>>>>

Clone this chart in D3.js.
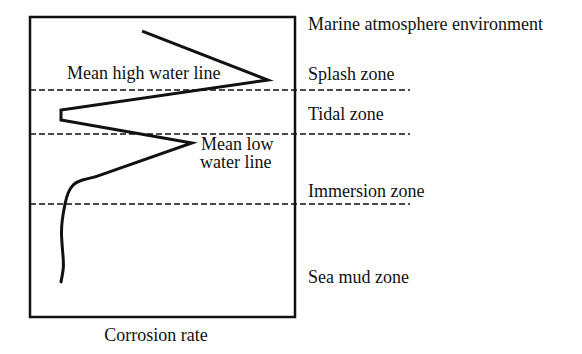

<<<<
>>>>

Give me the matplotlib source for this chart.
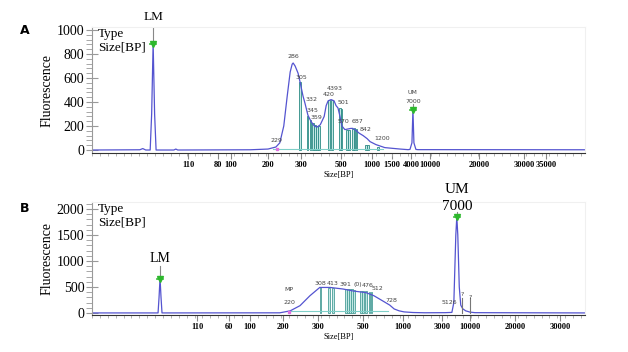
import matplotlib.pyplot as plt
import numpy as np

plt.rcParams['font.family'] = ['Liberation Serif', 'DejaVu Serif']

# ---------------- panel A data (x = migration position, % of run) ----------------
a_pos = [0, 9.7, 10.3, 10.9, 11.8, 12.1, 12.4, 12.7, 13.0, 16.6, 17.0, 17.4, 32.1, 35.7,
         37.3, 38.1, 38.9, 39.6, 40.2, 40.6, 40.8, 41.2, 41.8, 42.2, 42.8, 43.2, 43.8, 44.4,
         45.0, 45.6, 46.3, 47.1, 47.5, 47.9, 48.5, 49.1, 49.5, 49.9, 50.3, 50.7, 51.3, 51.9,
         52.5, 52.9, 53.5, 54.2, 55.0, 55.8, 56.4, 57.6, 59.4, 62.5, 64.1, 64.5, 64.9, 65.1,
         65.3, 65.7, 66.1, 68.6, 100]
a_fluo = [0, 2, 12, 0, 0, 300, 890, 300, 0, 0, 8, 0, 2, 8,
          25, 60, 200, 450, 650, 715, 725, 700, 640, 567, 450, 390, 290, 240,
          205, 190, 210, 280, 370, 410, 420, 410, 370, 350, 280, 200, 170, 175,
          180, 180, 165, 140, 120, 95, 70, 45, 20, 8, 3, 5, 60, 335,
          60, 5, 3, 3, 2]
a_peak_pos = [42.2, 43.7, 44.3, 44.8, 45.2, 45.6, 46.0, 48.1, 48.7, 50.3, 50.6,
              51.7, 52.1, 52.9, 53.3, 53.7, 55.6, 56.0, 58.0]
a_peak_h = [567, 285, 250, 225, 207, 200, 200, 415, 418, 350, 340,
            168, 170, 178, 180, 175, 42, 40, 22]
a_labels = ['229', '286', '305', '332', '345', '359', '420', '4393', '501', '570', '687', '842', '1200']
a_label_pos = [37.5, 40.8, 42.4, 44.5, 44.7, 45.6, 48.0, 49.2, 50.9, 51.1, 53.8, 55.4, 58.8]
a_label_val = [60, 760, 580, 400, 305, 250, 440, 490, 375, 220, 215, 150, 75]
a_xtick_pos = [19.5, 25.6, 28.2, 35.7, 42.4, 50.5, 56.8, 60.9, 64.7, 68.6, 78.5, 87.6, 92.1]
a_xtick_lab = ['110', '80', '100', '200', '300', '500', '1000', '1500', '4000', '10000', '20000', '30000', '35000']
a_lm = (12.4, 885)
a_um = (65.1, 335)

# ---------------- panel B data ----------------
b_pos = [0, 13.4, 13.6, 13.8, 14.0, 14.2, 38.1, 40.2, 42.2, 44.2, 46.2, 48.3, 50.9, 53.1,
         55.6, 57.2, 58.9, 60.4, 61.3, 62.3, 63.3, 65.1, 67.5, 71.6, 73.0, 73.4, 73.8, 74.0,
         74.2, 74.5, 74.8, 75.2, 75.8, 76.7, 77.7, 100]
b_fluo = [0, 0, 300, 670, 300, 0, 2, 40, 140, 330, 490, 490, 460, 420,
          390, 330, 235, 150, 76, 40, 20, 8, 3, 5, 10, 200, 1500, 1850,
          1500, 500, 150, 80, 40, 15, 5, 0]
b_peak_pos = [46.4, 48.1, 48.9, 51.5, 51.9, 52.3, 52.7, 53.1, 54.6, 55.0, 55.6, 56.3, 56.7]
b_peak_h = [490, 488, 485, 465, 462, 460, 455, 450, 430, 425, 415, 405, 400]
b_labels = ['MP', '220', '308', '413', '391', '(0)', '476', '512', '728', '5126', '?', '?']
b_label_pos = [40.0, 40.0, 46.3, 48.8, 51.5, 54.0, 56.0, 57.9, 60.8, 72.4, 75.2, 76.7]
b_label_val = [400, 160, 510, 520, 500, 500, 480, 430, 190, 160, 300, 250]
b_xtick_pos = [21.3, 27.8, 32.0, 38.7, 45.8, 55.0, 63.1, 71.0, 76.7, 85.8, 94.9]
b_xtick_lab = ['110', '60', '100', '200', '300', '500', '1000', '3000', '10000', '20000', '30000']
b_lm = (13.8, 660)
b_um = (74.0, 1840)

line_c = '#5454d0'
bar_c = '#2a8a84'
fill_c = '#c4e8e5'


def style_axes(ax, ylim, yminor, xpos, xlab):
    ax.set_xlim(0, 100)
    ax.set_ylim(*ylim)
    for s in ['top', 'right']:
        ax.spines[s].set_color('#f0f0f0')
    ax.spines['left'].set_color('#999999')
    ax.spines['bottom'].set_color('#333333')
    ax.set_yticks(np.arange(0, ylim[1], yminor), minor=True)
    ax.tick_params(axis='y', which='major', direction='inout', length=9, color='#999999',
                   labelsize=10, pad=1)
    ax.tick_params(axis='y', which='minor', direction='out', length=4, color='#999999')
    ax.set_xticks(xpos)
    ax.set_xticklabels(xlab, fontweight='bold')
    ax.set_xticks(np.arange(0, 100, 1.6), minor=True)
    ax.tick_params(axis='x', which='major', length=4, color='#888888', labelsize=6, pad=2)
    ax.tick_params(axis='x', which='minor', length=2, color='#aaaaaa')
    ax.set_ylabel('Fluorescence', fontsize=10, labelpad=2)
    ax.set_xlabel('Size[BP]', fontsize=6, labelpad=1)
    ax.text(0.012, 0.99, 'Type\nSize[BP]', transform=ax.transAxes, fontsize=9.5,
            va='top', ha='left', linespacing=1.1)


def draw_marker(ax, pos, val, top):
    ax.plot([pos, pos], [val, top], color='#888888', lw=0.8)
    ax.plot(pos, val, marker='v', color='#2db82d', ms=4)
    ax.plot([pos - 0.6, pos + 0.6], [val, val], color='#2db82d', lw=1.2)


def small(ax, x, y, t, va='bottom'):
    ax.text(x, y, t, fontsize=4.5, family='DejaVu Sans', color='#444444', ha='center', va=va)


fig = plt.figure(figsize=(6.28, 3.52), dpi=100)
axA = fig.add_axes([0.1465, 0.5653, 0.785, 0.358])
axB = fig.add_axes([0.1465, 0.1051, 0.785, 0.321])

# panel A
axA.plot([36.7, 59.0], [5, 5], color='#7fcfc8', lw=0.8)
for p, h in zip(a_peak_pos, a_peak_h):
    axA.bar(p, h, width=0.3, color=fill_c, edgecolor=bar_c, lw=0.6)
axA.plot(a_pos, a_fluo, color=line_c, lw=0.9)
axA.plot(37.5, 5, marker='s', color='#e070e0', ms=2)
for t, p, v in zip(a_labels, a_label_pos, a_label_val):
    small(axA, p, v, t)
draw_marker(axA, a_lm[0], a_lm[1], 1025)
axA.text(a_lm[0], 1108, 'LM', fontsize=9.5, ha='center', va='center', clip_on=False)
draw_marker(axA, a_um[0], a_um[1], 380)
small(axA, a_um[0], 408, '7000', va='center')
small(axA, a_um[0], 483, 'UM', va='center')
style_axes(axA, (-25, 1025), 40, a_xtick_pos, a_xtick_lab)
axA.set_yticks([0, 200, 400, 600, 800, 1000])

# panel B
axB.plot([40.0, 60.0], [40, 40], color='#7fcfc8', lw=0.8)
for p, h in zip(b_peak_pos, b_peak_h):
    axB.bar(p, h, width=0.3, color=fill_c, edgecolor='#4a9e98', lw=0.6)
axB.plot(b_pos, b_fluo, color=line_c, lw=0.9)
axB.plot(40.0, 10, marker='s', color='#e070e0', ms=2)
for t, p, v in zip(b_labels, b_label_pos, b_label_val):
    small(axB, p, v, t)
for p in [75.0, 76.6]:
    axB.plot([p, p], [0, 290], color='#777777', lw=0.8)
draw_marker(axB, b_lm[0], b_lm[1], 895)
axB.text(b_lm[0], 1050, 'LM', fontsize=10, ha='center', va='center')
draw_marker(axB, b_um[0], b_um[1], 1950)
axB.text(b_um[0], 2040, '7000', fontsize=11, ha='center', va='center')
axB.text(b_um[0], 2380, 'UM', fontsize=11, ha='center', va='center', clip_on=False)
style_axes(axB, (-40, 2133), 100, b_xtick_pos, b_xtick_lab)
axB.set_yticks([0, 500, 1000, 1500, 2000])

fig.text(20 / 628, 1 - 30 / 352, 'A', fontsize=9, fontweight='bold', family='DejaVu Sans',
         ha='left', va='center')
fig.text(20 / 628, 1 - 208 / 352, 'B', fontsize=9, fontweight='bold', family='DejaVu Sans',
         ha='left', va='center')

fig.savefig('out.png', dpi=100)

<<<<

> _Exercise directions_
Identify and copy the lines holding the word "matplotlib".

> _Correct output_
Give me the matplotlib source for this chart.
import matplotlib.pyplot as plt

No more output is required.